No cambiamos nuestra situación por otro puesto, cualquiera que sea, más cómodo. Nos enorgullecemos de nuestra responsabilidad y de las dificultades que experimentamos porque todavía nunca, en la historia, el pueblo había concedido al escritor un honor tan elevado: con la ayuda y el concurso del Estado, educar, mediante el arte, a decenas de millones de personas, formar el alma del hombre de la sociedad libre, socialista.

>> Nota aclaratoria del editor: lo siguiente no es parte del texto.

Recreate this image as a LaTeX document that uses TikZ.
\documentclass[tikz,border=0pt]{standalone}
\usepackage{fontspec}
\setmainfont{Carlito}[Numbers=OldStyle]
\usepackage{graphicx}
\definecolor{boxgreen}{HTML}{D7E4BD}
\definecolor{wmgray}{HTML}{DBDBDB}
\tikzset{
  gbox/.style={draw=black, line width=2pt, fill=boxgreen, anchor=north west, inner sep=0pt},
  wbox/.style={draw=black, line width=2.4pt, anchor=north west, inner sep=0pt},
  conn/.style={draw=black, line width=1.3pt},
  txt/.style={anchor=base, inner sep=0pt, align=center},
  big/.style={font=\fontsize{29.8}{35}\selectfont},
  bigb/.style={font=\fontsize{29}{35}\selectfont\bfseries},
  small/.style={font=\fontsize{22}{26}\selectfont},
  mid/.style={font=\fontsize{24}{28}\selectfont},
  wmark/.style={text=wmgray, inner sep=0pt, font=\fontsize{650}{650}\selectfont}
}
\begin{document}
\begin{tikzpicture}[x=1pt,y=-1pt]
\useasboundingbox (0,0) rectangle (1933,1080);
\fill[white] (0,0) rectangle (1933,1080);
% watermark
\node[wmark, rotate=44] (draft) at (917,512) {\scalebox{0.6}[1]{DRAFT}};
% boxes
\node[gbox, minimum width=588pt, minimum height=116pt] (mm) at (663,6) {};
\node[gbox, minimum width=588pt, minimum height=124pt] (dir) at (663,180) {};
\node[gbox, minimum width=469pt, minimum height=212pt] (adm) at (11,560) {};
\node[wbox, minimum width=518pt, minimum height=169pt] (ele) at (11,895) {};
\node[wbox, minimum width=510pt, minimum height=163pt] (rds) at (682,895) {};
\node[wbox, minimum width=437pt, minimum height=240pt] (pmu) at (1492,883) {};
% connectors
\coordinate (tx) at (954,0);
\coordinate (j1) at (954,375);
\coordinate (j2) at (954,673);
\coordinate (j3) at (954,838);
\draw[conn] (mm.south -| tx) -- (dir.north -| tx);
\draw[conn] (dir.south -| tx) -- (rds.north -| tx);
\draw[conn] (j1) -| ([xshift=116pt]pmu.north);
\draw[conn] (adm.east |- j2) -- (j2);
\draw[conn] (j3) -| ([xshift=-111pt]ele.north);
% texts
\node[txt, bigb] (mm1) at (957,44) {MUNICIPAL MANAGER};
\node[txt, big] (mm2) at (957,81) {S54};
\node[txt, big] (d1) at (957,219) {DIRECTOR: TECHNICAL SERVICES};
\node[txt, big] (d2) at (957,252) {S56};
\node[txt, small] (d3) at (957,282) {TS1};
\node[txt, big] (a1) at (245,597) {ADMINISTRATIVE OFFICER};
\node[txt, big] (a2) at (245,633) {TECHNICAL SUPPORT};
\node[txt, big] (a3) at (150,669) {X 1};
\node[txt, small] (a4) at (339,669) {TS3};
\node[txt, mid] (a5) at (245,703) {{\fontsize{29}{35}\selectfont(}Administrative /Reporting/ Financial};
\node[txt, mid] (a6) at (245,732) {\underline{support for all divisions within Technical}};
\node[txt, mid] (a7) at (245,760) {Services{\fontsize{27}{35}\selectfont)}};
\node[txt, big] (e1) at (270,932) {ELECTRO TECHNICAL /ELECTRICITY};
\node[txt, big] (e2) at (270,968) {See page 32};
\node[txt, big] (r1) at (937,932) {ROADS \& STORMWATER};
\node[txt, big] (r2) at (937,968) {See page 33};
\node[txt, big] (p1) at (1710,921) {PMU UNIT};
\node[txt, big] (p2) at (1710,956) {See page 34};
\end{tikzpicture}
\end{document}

... ¿Hace falta explicar la posición de los escritores soviéticos, así como la de todo nuestro pueblo, respecto a la lucha en España? Con orgullo para nuestro país, nosotros, escritores soviéticos, repetimos las palabras de Stalin: «La liberación de España de la opresión de los reaccionarios fascistas no es una causa particular de los españoles, sino la causa de toda la humanidad avanzada y progresiva.»
Nos enorgullecemos de estas palabras no sólo porque han sido, por sí mismas, el llamamiento de máxima autoridad dirigido a cuanto hay de honrado en el mundo para que se apoye al pueblo español, sino, además, porque cuando nuestro pueblo habla, no se limita a las palabras, sino que pasa a los hechos. Lo sabe nuestro país y lo sabe España.
El carácter antifascista de nuestro Congreso y la condición de quienes participan en él, nos exime de hablar a sus delegados sobre la necesidad de luchar contra el fascismo. Pero esta lucha, la defensa misma de la cultura frente a su más feroz enemigo, no se lleva a cabo aún con suficiente energía. Nuestra Asociación todavía no ha convencido a círculos suficientemente extensos de escritores, no les ha hecho ver cuán amplios son nuestra base y nuestro programa, cuán firme es nuestra decisión y nuestra energía en la lucha por la defensa de la cultura. El ataque ha sido siempre el mejor medio de defensa. La guerra civil en Rusia y la victoria de los pueblos de nuestro país, la dictadura del fascismo en Alemania e Italia, la guerra civil en España han convertido a los escritores de dichos países en luchadores y compañeros de sus pueblos en la lucha por sus libertades y su cultura. Escritores de Francia, de Inglaterra, de América del Norte y del Sur, de Escandinavia y de Checoslovaquia, miembros de nuestro congreso, preguntad a vuestros colegas y compañeros de oficio: ¿qué esperan? ¿Que el enemigo los agarre por el cuello y que en sus países ocurra lo que aquí, cuando los aparatos de bombardeo alemanes y la artillería italiana destruyen el hermoso, limpio y alegre Madrid? ¿Esperan que el enemigo obre del mismo modo contra Londres, contra Estocolmo y Praga?
Nunca olvidaré los terribles días de noviembre aquí, en Madrid, cuando escritores, artistas, sabios, y entre ellos viejos y enfermos, con sus hijos, abandonaban sus casas, sus estudios y laboratorios, se iban en camiones con tal de no caer en manos del enemigo, con tal de no entregarse a la represión de Hitler, Mussolini y Franco. Entonces, los milicianos del Quinto Regimiento, los combatientes del Ejército Popular —algunos de ellos campesinos que apenas sabían leer y escribir— con muchas atenciones y cariño los llevaron lejos del peligro como lo más valioso del país, como su reserva de oro.